The FDA approved isotretinoin on May 7, 1982, under the brand name Accutane. Its approved use was narrow: severe, recalcitrant, nodular acne in patients who had not responded to conventional therapy, including systemic antibiotics. This was not a first-line acne drug. It was reserved for the worst cases that nothing else could touch.

From the very start, the drug carried serious warnings. The 1982 label noted that isotretinoin could cause birth defects and was classified as a Category X drug, meaning it should never be used during pregnancy. Patients were instructed to use effective contraception while taking it and for one month after stopping. These warnings would grow significantly more elaborate over the following decades as pregnancies continued to occur despite the precautions.

How Safety Monitoring Escalated Over Time

The original 1982 warnings proved insufficient. Babies were being born with severe birth defects linked to isotretinoin exposure, and the FDA pushed for increasingly strict oversight. In the fall of 2001, the agency approved a risk management program called S.M.A.R.T., which took effect by April 2002. Under this system, women of childbearing potential needed two negative pregnancy tests before starting treatment. Doctors had to read an informational booklet about the program, confirm they understood the risks, and place special yellow qualification stickers on prescriptions before pharmacists could fill them.
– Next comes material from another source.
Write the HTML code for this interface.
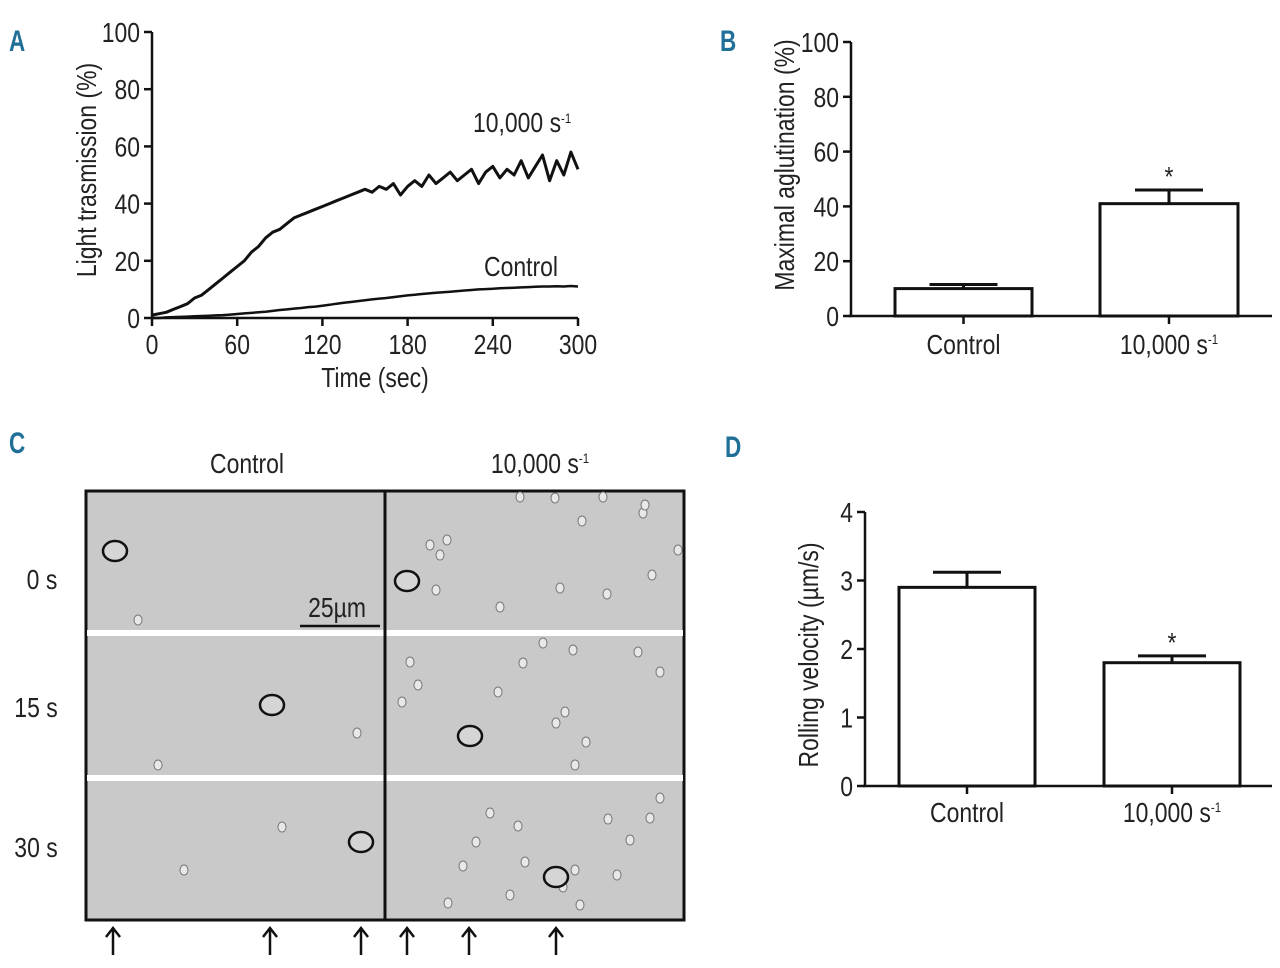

When S.M.A.R.T. still didn’t reduce pregnancies enough, the FDA approved a third-generation program called iPLEDGE on August 15, 2005. iPLEDGE created a centralized tracking system that touched every link in the supply chain. Only registered wholesalers could obtain isotretinoin from manufacturers. Only registered pharmacies could receive it from wholesalers. Only registered doctors could prescribe it. Female patients of reproductive age had to register separately, log in monthly to answer questions about the program, input their two chosen forms of birth control, and sign a specific informed consent form about birth defects on top of the general consent form all patients signed. Doctors had to enter monthly pregnancy test results and confirm counseling had taken place. iPLEDGE remains in effect today for all isotretinoin products.

What Happened to the Brand Name

Roche eventually stopped marketing Accutane and requested that the FDA withdraw its approval. The formal withdrawal became effective on November 22, 2010. The FDA made clear that this was not a safety or effectiveness issue. Isotretinoin itself continued to be sold under generic versions, which had been available for years. The brand name simply disappeared while the drug lived on.

Cancer Treatment Comes Full Circle

While acne made isotretinoin famous, the drug’s original connection to cancer research never fully went away. Today, isotretinoin is used in the treatment of high-risk neuroblastoma, a cancer that primarily affects young children. In this context, patients take isotretinoin twice daily for 14 days in cycles that repeat every 28 days, for up to six courses. The goal is to use the drug’s ability to change how cells develop and mature, essentially pushing cancer cells toward becoming more normal. This application is closer to what researchers like Peck first envisioned in the 1970s when they were exploring retinoids as a way to modify abnormal cell behavior, well before anyone realized how transformative the drug would be for acne.